As, however, the enterprises of the latter are not accompanied with the pomp and splendour, the seductive charms of which lead man to soar to the pitch of the works of the great world, they would not have been executed, had they not been dictated and cherished by a philosophy which is purely celestial. By its means alone can such a religion of charity have been established, and so many weak mortals inspired with a zeal which has propelled them to travel over the four quarters of the globe, with the sole view of being useful to their fellow creatures.
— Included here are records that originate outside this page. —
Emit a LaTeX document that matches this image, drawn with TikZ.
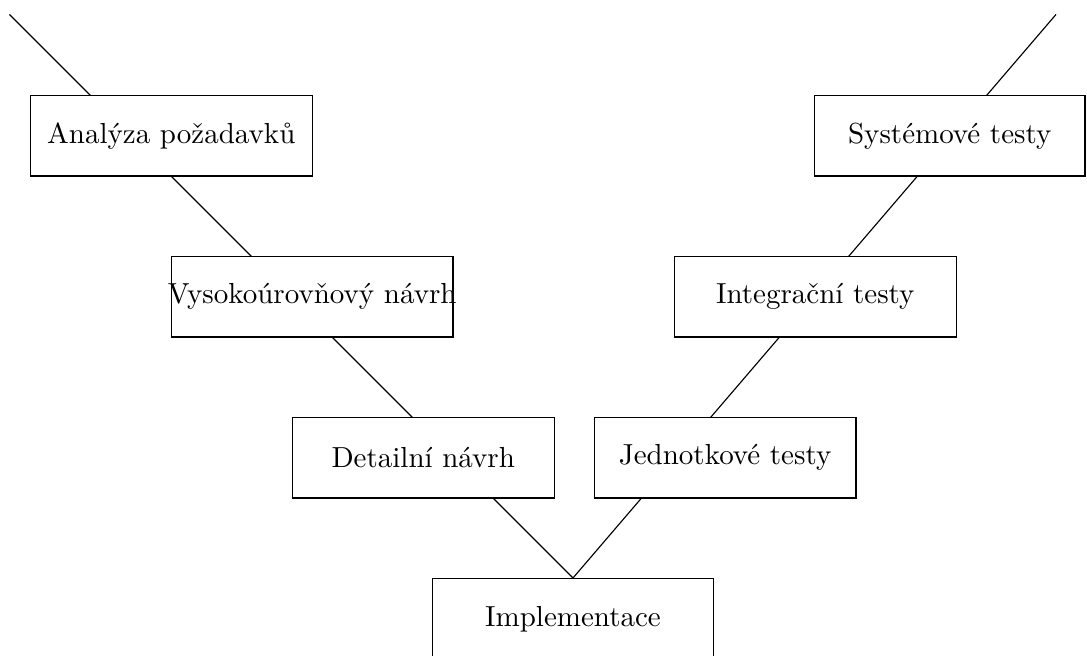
\documentclass[tikz,border=0pt]{standalone}
\usepackage{tikz}
\usetikzlibrary{positioning}

\begin{document}
\begin{tikzpicture}[node distance=2cm, on grid, auto,
    font=\fontsize{10.25pt}{12pt}\selectfont,
    phase/.style={draw, fill=white, minimum height=1cm, minimum width=#1},
    phase/.default=3.5cm]
    \useasboundingbox (-7.118,-0.957) rectangle (6.385,7.180);
    \clip (-7.118,-0.957) rectangle (6.385,7.180);

    % the V
    \coordinate (tip) at (0,0);
    \coordinate (lend) at (-7,7);
    \coordinate (rend) at (6,7);
    \draw (lend) -- (tip) -- (rend);

    \node[phase, anchor=north] (impl) at (tip) {Implementace};
    % left branch
    \node[phase=3.25cm] (detail) [above left=2cm and 1.86cm of impl] {Detailní návrh};
    \node[phase] (hld) [above left=2cm and 1.38cm of detail] {\makebox[0pt]{Vysokoúrovňový návrh}};
    \node[phase] (req) [above left=2cm and 1.75cm of hld] {Analýza požadavků};
    % right branch
    \node[phase=3.25cm] (unit) [above right=2cm and 1.89cm of impl] {Jednotkové testy};
    \node[phase] (integ) [above right=2cm and 1.12cm of unit] {Integrační testy};
    \node[phase=3.36cm] (sys) [above right=2cm and 1.67cm of integ] {Systémové testy};
\end{tikzpicture}
\end{document}
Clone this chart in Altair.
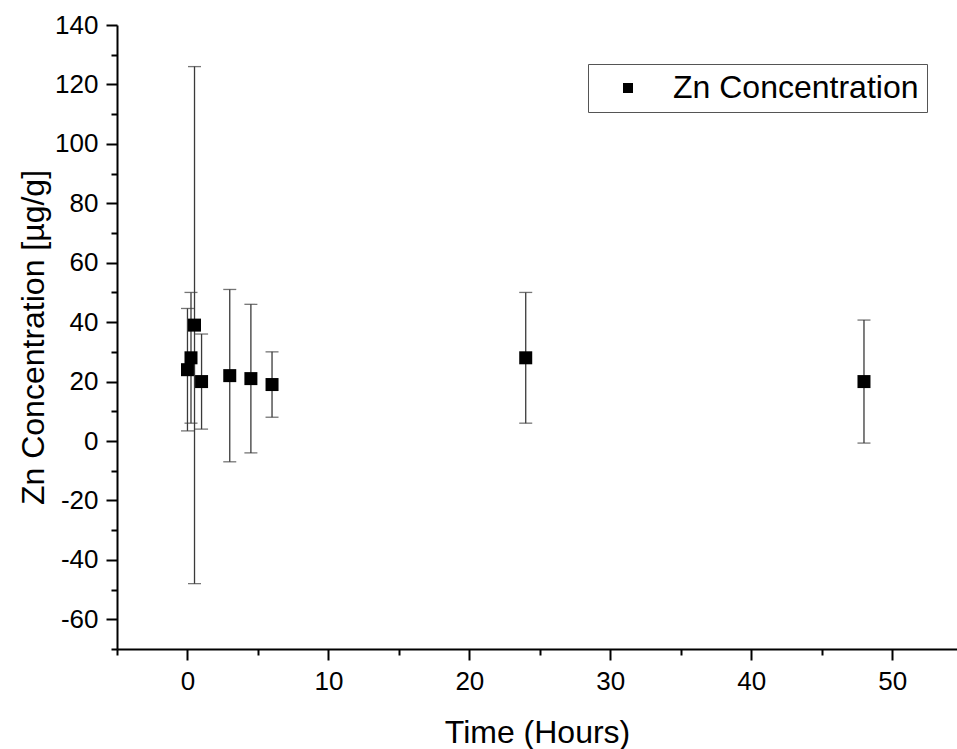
import altair as alt
import pandas as pd

# Data
times = [0, 0.25, 0.5, 1, 3, 4.5, 6, 24, 48]
conc = [24, 28, 39, 20, 22, 21, 19, 28, 20]
err = [20.6, 22, 87, 16, 29, 25, 11, 22, 20.7]
series_name = "Zn Concentration"

x_major = [0, 10, 20, 30, 40, 50]
x_minor = [-5, 5, 15, 25, 35, 45]
y_major = [-60, -40, -20, 0, 20, 40, 60, 80, 100, 120, 140]
y_minor = [-70, -50, -30, -10, 10, 30, 50, 70, 90, 110, 130]

df = pd.DataFrame({"t": times, "c": conc, "e": err})
df["lo"] = df["c"] - df["e"]
df["hi"] = df["c"] + df["e"]
df["series"] = series_name

FONT = "Liberation Sans"
xs = alt.Scale(domain=[-5, 54.6], nice=False, zero=False)
ys = alt.Scale(domain=[-70, 140], nice=False, zero=False)

x_axis = alt.Axis(values=x_major, tickSize=11, tickWidth=2, domainWidth=2,
                  domainColor="black", tickColor="black", labelFontSize=26,
                  labelFont=FONT, labelColor="black", labelPadding=8,
                  labelExpr="'' + datum.value",
                  title="Time (Hours)", titleFont=FONT, titleFontSize=32,
                  titleFontWeight="normal", titleColor="black",
                  titleY=93, titleBaseline="alphabetic", grid=False,
                  labelFlush=False, labelOverlap=False, orient="bottom")
y_axis = alt.Axis(values=y_major, tickSize=11, tickWidth=2, domainWidth=2,
                  domainColor="black", tickColor="black", labelFontSize=26,
                  labelFont=FONT, labelColor="black", labelPadding=8,
                  labelExpr="'' + datum.value",
                  title="Zn Concentration [µg/g]", titleFont=FONT, titleFontSize=32,
                  titleFontWeight="normal", titleColor="black",
                  titleX=-74, titleBaseline="alphabetic", grid=False,
                  labelFlush=False, labelOverlap=False, orient="left")

base = alt.Chart(df)

bars = base.mark_rule(color="#3a3a3a", strokeWidth=1.3).encode(
    x=alt.X("t:Q", scale=xs, axis=x_axis),
    y=alt.Y("lo:Q", scale=ys, axis=y_axis),
    y2="hi:Q",
)
cap_lo = base.mark_tick(orient="horizontal", size=13, thickness=1.3, color="#3a3a3a").encode(
    x=alt.X("t:Q", scale=xs, axis=None), y=alt.Y("lo:Q", scale=ys, axis=None)
)
cap_hi = base.mark_tick(orient="horizontal", size=13, thickness=1.3, color="#3a3a3a").encode(
    x=alt.X("t:Q", scale=xs, axis=None), y=alt.Y("hi:Q", scale=ys, axis=None)
)
pts = base.mark_point(shape="square", filled=True, size=169, opacity=1).encode(
    x=alt.X("t:Q", scale=xs, axis=None),
    y=alt.Y("c:Q", scale=ys, axis=None),
    color=alt.Color("series:N", scale=alt.Scale(domain=[series_name], range=["black"]),
                    legend=alt.Legend(title=None, orient="none", legendX=471, legendY=39,
                                      padding=8, strokeColor="#555", cornerRadius=0,
                                      labelFontSize=32, labelFont=FONT, labelColor="black",
                                      labelLimit=500,
                                      symbolType="square", symbolSize=100,
                                      symbolOffset=16, labelOffset=29,
                                      symbolStrokeWidth=0)),
)

minor = alt.Chart(pd.DataFrame({"t": [0.0], "c": [0.0]})).mark_point(opacity=0).encode(
    x=alt.X("t:Q", scale=xs, axis=alt.Axis(values=x_minor, tickSize=6, tickWidth=2,
                                             tickColor="black", labels=False, domain=False,
                                             title=None, grid=False, orient="bottom")),
    y=alt.Y("c:Q", scale=ys, axis=alt.Axis(values=y_minor, tickSize=6, tickWidth=2,
                                             tickColor="black", labels=False, domain=False,
                                             title=None, grid=False, orient="left")),
)

chart = alt.layer(bars, cap_lo, cap_hi, pts, minor).resolve_axis(
    x="independent", y="independent"
).properties(
    width=840, height=624,
    autosize=alt.AutoSizeParams(type="none"),
    padding={"left": 117, "top": 25, "right": 0, "bottom": 100},
    background="white",
).configure_view(stroke=None)

chart.save("out.html", embed_options={"renderer": "svg", "actions": False})
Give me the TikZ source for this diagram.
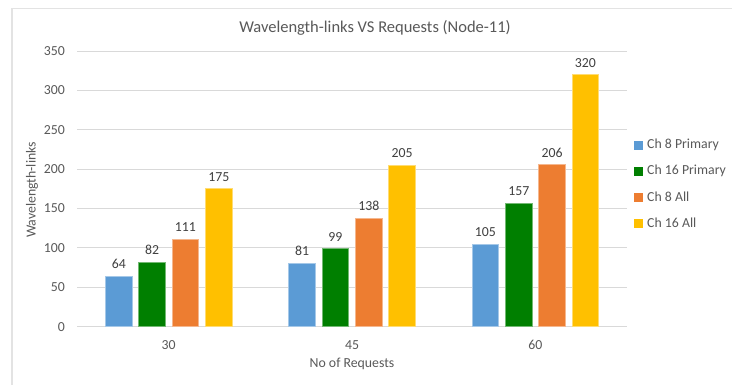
\documentclass[tikz,border=0pt]{standalone}
\usepackage{fontspec}
\setmainfont{Carlito}
\definecolor{txt}{HTML}{595959}
\definecolor{lbl}{HTML}{404040}
\definecolor{grid}{HTML}{D9D9D9}
\definecolor{frame}{HTML}{E3E3E3}
\definecolor{cA}{HTML}{5B9BD5}
\definecolor{cB}{HTML}{007F00}
\definecolor{cC}{HTML}{ED7D31}
\definecolor{cD}{HTML}{FFC000}
\tikzset{
  ticklbl/.style={text=txt,font=\fontsize{13.8}{15}\selectfont,inner sep=0pt},
  vallbl/.style={text=lbl,font=\fontsize{13.8}{15}\selectfont,inner sep=0pt},
  gridline/.style={draw=grid,line width=1pt},
  barbox/.style={line width=0.8pt},
}
\begin{document}
\begin{tikzpicture}[x=1pt,y=-1pt]
\useasboundingbox[fill=white] (0,0) rectangle (732,384);
% frame
\draw[frame,line width=1.2pt] (12,400) -- (12,8.5) -- (740,8.5);
% title
\node[text=txt,font=\fontsize{16.5}{18}\selectfont,inner sep=0pt] (title) at (375,28) {Wavelength-links VS Requests (Node-11)};
% gridlines and y ticks
\foreach \v in {0,50,...,350}{
  \pgfmathsetmacro{\yy}{326.7-\v*0.7877}
  \draw[gridline] (77,\yy) -- (627,\yy);
  \node[ticklbl,anchor=east] (yt\v) at (65,\yy) {\v};
}
% y title
\node[ticklbl,rotate=90] (ytitle) at (32,190) {Wavelength-links};
% bars
\def\bw{26.8}
\foreach \g/\lab/\a/\b/\c/\d in {0/30/64/82/111/175,1/45/81/99/138/205,2/60/105/157/206/320}{
  \pgfmathsetmacro{\cx}{77+183.333*(\g+0.5)}
  \foreach \j/\val/\col in {0/\a/cA,1/\b/cB,2/\c/cC,3/\d/cD}{
    \pgfmathsetmacro{\xl}{\cx-63.3+\j*33.33}
    \pgfmathsetmacro{\yt}{326.7-\val*0.7877}
    \fill[\col,draw=\col!55!white,barbox] (\xl,326.7) rectangle (\xl+\bw,\yt);
    \node[vallbl] (v\g\j) at (\xl+\bw/2,\yt-12) {\val};
  }
  \node[ticklbl] (xt\g) at (\cx,345) {\lab};
}
% x title
\node[ticklbl] (xtitle) at (352,364) {No of Requests};
% legend
\foreach \i/\col/\name in {0/cA/Ch 8 Primary,1/cB/Ch 16 Primary,2/cC/Ch 8 All,3/cD/Ch 16 All}{
  \pgfmathsetmacro{\ly}{145+\i*26}
  \fill[\col] (634,\ly-4.5) rectangle (643,\ly+4.5);
  \node[ticklbl,anchor=west] (leg\i) at (647,\ly) {\name};
}
\end{tikzpicture}
\end{document}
America, amid the calamities of which it has been the theatre, has oftentimes felt the benign influence of the evangelical spirit. By the consolatory voice of its apostles, the savages have been collected together, and formed into intelligent and industrious tribes. Gentle persuasives, tender offices, example, and the repeated sacrifice of life, without any other motive than that of rendering them service, have had a more powerful effect on them than would have been produced by harsh and coercive measures. A relation of all the missions to the Andes of Peru would fully establish this truth, and would give rise to many deep and serious reflections. On the present occasion, we shall confine ourselves to the history of those of Caxamarquilla, in which are comprehended the discovery and loss of those of Manoa, and of those directed towards the banks of the famous Ucayali. The measures adopted by the court of Spain for the re-establishment of the latter;[1] the peregrinations, by the river Huallaga, which have been recently concluded by father Manuel Sobreviela, superior of the college of Ocopa; and those which, by his order, have been likewise undertaken with the same view, by the river Ucayali, by Father Narciso Girbal, demand an elucidation which will be best conveyed by a detailed account of the aforesaid missions.

The province of Caxamarquilla, or Patas, belongs to the Intendency of Truxillo. It runs, north and south, from seven to eight degrees thirty minutes south latitude. It is bounded to the north and north-east by the province of Chacapoyas; to the north-west by the junction of the river Maranon with that of Caxa-


  1. In the year 1787, five royal ordonnances, and as many decrees, were published, relatively to the reestablishment and preservation of the Manoa missions. For this purpose, a fortified town was planned at the confluence of the rivers Mayro and Pozuzo.